FBI to lead nation's cyberattack responses

But doubts remain about whether feds have their cybersecurity act together

President Barack Obama issued a policy directive Tuesday putting the FBI in charge of cyberattack responses. For businesses, this means the FBI should be in the speed dial if help is needed.

The intent of the directive is to improve management of the U.S. response to "significant" cyberattacks.

Analysts say this action was needed because it was never clear just what agency was taking the lead in response to a cybe attack -- the U.S. Secret Service, an agency within the Department of Homeland Security (DHS) or some other federal agency.

The decision to put the FBI in charge "was essential," said Alan Paller, president of the Sans Technology Institute and director of research. "The FBI is the only non-DoD agency with a very high concentration of ninjas on staff -- people with the advanced forensics skills needed to find out what happened."

The FBI will now "take the lead in coordinating the response to the immediate threat," said Lisa Monaco, assistant to the president for Homeland Security and Counterterrorism, in a speech today at a security conference in New York.

As part of the move, the U.S. set six levels for classifying a cyberattack to ensure that that all federal agencies "have a common view of the severity of the incident," the directive said.

An incident that ranks level 3 or above "is consider significant" and will trigger a coordinated government response.

The White House directive doesn't exclude other agencies. The DHS will "take the lead" in "coordinating help for organizations dealing with the impact of a cyberattack or intrusion and preventing the attack from spreading elsewhere," said Monaco.

But Paller said DHS's role is "aspirational at best."

"DHS has systematically shown itself to devalue -- and as a result not be able to hire -- people with the advanced skills needed to perform those tasks," said Paller.

Paller said that he can only hope that the FBI's skills in analyzing any attacks, combined with non-DHS resources -- including the National Security Agency and CIA, as well as non-government expertise -- "may be sufficient to perform the critical tasks that DHS is not able to do in response to a major attack. But I am not confident.

"The U.S. could be disabled for a very long time by an attack like the one the hit the Ukraine," said Paller.

In 2015, the Ukrainian power grid was affected by a third party's entry into the power company's computer and SCADA systems, knocking out power for more than 200,000.

Avivah Litan, a Gartner cybersecurity analyst, said the decision to put the FBI in charge is a good one. "At least there is someone that takes the initiative," she said.

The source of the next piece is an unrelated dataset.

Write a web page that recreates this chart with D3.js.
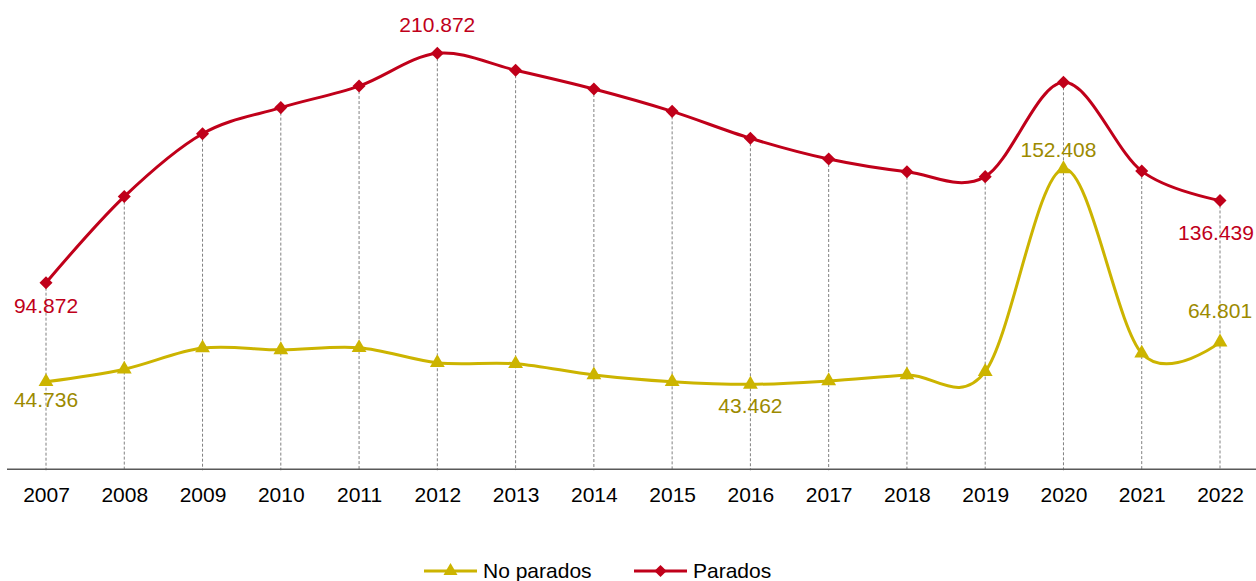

The FBI has also worked more than other agencies to coordinate with the private sector. "They have had a lot of outreach over the years. I've seen them at conferences a lot," said Litan.

Businesses will likely be skeptical of the benefits of this move, and there's been criticism about difficulty in getting actionable intelligence about cyberthreats from federal agencies, said Litan. That's compounded by agency overlap.

"I'd be cautiously optimistic that the FBI will cut through the coordination noise," said Litan. "At least you know there is one agency you can call."